Frequently, predictions about mass media fail because of their focus on a future form or medium that is substantially and unnecessarily different from what has come before. Predictions of newspapers “printed” on foldable LCD-like screens with animated content, for instance, were grounded reasonably in an understanding of what was technologically possible, but failed to account for the rise of portable computing in the form of smartphones, laptops, and tablet computers: no one needs to purchase an expensive disposable LCD screen newspaper every day when they can download that same content to their phone, without accumulating the waste. Furthermore, many people no longer bother paying for a source of news like a newspaper at all, because of the amount of content that is available for free on the internet. The idea of reading the news on one’s phone is, in one sense, more mundane than that of micro-thin foldable computer displays, but smartphones popularized ubiquitous computing in a remarkably short period of time, and revolutionized consumer technology and telecommunications, to a degree few people had predicted even ten years before the release of the iPhone.

Some predictions have not come to pass because no one has yet been able to develop the technology, or offer it feasibly. One of the best examples here is “smellovision,” or the broadcast delivery of olfactory sensations, especially in conjunction with television programming. This seemed like an obvious prediction to make—just as television had added visuals to the audio-only offerings of radio, smellovision would have added a third sense. The recording of sound and images, however, were technologies that were decades old at the advent of commercial television, whereas no similar advances have ever been made in the recording of scents. Furthermore, it is difficult to see what would justify the expense of finding a way to add smell to a television program.

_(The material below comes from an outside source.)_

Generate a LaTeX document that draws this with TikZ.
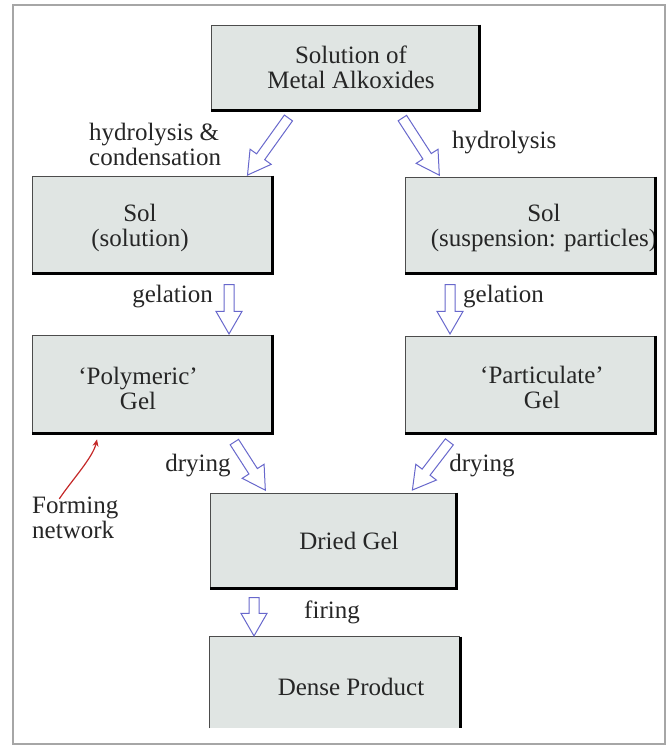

Other predictions correctly foresaw the possibility of a technology but overestimated audience interest in it. 3D television stalled not because the technology was too difficult but because no one was especially interested in it. The addition of sound or video to traditional text-based media like newspapers, books, or magazines is not considered to add enough value to be worth pursuing, especially with internet access providing the same combination of content types online. Virtual reality (VR) was predicted to make the internet seem old-fashioned and obsolete—in 1993, before the internet had even had its heyday. Twenty-five years later, in 2018, consumer-level VR sets were still nowhere near achieving the immersion that had been predicted in the 1990s. The real barrier to VR becoming more than a novelty (aside from motion sickness, a significant barrier to 3D media as well) may be simply that so many of its functions are offered by other media. Augmented reality games, in particular, can be played with nothing but a smartphone or tablet, and wearable forms of augmented reality offer much of the same appeal as the VR that is possible in the early twenty-first century, raising the question of why consumers should bother investing in more expensive and less-supported equipment.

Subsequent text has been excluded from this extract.